Old before their time: Cognitive impairment and Idiopathic Epilepsy in dogs

An interesting set of three papers documenting the association between cognitive impairment and idiopathic epilepsy (IE) came out of the RVC this year. This is important as IE is the most common neurological condition in dogs with an onset of 6 months to 6 years. There is already evidence for increased anxiety and ‘ADHD-like behaviour’ in canine patients with IE but little in association with cognitive function. Research into this area could aid future treatment plans and improve owner expectations.

The PLoS ONE study with 4051 dogs showed good evidence that dogs with IE undergo cognitive decline with symptoms similar to canine cognitive disorder (CCD) or ‘canine dementia’. Dogs with IE exhibit a high risk at a low age which is in contrast to the normal and intuitive slow increase in risk through to middle age with an exponential increase in old age. This is illustrated nicely in the graphic below. This is a well recognised phenomenon in human medicine and in humans IE is also associated with an increased risk of co-morbidities such as dementia and Alzheimer’s disease in later life.

 

   Fig 1. Probability of being affected by canine cognitive dysfunction (CCD) by age in dogs with epilepsy (n = 286) and controls (n = 3765).  https://doi.org/10.1371/journal.pone.0192182

 Fig 1. Probability of being affected by canine cognitive dysfunction (CCD) by age in dogs with epilepsy (n = 286) and controls (n = 3765). https://doi.org/10.1371/journal.pone.0192182

Canine patients with IE were shown to be less trainable, more easily distracted, less likely to listen to their owners, have an increased failure to recognise familiar people, unintentional pacing and had increased difficulty finding food dropped on the floor. Those treated with traditional IE medication where also found to be worse in these metrics. This isn’t surprising as people in receipt of anti-epileptic drugs have long been shown to have a similar deterioration. To an owner this may present as a lack of obedience. The RVC has shown that owners in the face of this deterioration have resorted to using negative training devices. This illustrates our role to inform owners and prevent these negative training devices from being used.

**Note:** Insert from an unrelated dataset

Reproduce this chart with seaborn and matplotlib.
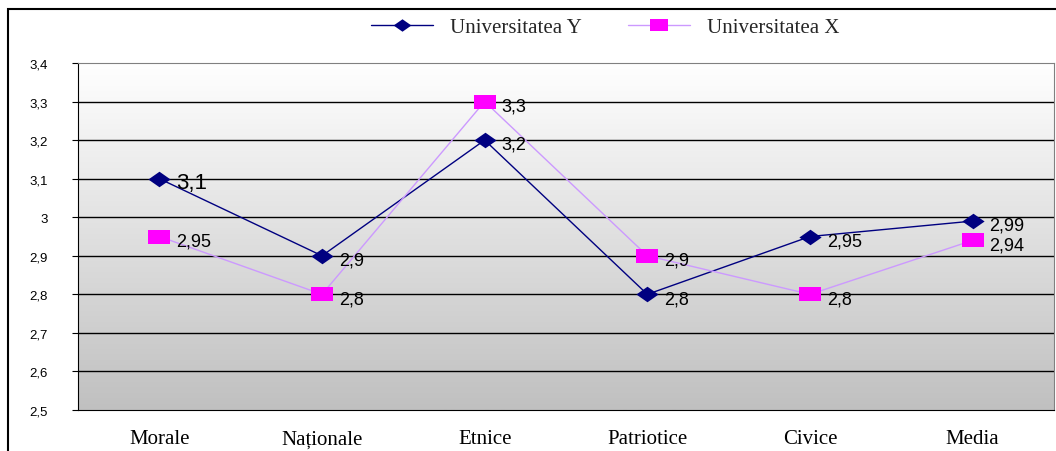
import numpy as np
import pandas as pd
import seaborn as sns
import matplotlib.pyplot as plt
from matplotlib.colors import LinearSegmentedColormap
from matplotlib.patches import Rectangle

categories = ['Morale', 'Naționale', 'Etnice', 'Patriotice', 'Civice', 'Media']
univ_y = [3.1, 2.9, 3.2, 2.8, 2.95, 2.99]
univ_x = [2.95, 2.8, 3.3, 2.9, 2.8, 2.94]
labels_y = ['3,1', '2,9', '3,2', '2,8', '2,95', '2,99']
labels_x = ['2,95', '2,8', '3,3', '2,9', '2,8', '2,94']
yticks = [2.5, 2.6, 2.7, 2.8, 2.9, 3.0, 3.1, 3.2, 3.3, 3.4]
ytick_labels = ['2,5', '2,6', '2,7', '2,8', '2,9', '3', '3,1', '3,2', '3,3', '3,4']

df = pd.DataFrame({
    'cat': categories * 2,
    'val': univ_y + univ_x,
    'univ': ['Universitatea Y'] * 6 + ['Universitatea X'] * 6,
})

sns.set_style('white')
plt.rcParams['font.family'] = ['Liberation Sans', 'DejaVu Sans']

fig = plt.figure(figsize=(10.56, 4.52), dpi=100)
ax = fig.add_axes([78 / 1056, 1 - 411 / 452, 976 / 1056, 347 / 452])

# gradient background, white at top to grey at bottom
grad = np.linspace(0, 1, 256).reshape(-1, 1)
cmap = LinearSegmentedColormap.from_list('g', ['#ffffff', '#c0c0c0'])
ax.imshow(grad, cmap=cmap, aspect='auto', origin='upper',
          extent=[-0.5, 5.5, 2.5, 3.4], zorder=0)

diamond = [(-1, 0), (0, 0.7), (1, 0), (0, -0.7), (-1, 0)]
rect = [(-1, -0.65), (1, -0.65), (1, 0.65), (-1, 0.65), (-1, -0.65)]

sns.lineplot(data=df, x='cat', y='val', hue='univ', style='univ',
             palette={'Universitatea Y': '#000080', 'Universitatea X': '#cc99ff'},
             markers={'Universitatea Y': diamond, 'Universitatea X': rect},
             dashes=False, linewidth=1, markersize=16, sort=False, ax=ax, zorder=3)

handles, labs = ax.get_legend_handles_labels()
for line in list(ax.get_lines()) + list(handles):
    c = plt.matplotlib.colors.to_hex(line.get_color())
    mc = '#ff00ff' if c == '#cc99ff' else '#000080'
    line.set_markerfacecolor(mc)
    line.set_markeredgecolor(mc)
    line.set_markeredgewidth(0)

xs = np.arange(len(categories))
for i in range(len(categories)):
    fs = 16 if i == 0 else 13
    ax.annotate(labels_y[i], (xs[i], univ_y[i]), xytext=(12, -3), textcoords='offset points',
                ha='left', va='center', fontsize=fs, color='black', zorder=5)
    ax.annotate(labels_x[i], (xs[i], univ_x[i]), xytext=(12, -3), textcoords='offset points',
                ha='left', va='center', fontsize=13, color='black', zorder=5)

ax.set_xlim(-0.5, 5.5)
ax.set_ylim(2.5, 3.4)
ax.set_yticks(yticks)
ax.set_yticklabels(ytick_labels, fontsize=9.5, color='black')
for y in yticks[1:-1]:
    ax.axhline(y, color='black', lw=1, zorder=1)
ax.set_xticks(xs)
ax.set_xticklabels(categories, fontsize=15, color='black',
                   family=['Liberation Serif', 'DejaVu Serif'])
ax.set_xticks(np.arange(-0.5, 6, 1), minor=True)
ax.tick_params(axis='x', which='major', length=0, pad=14)
ax.tick_params(axis='x', which='minor', length=4.5, direction='out', color='black')
ax.tick_params(axis='y', length=4.5, direction='out', color='black', left=True, pad=17)
ax.set_xlabel('')
ax.set_ylabel('')
for s in ['left', 'bottom']:
    ax.spines[s].set_color('black')
for s in ['top', 'right']:
    ax.spines[s].set_color('#808080')

ax.legend(handles, labs, loc='center', bbox_to_anchor=(605 / 1056, 1 - 28 / 452),
          bbox_transform=fig.transFigure, ncol=2, frameon=False, markerscale=0.8,
          prop={'family': ['Liberation Serif'], 'size': 15}, handlelength=3,
          columnspacing=2.2)

fig.patches.append(Rectangle((8 / 1056, -0.1), 2, 1.1 - 10 / 452, transform=fig.transFigure,
                             fill=False, edgecolor='black', lw=1.5, figure=fig))

fig.savefig('out.png', dpi=100)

The evidence also suggests that dogs with a previous history of obedience training before the onset of IE had less cognitive decline. Further investigation could assess a use case for cognitive guarding/prophylaxis in dogs and people by engaging in potentially neuroprotective mental training prior to the onset of IE.

Another interesting point from this data was that smaller dogs (<15kg) were shown to have a large increase in risk for canine cognitive dysfunction when compared to their heavier counterparts (Fig 2.).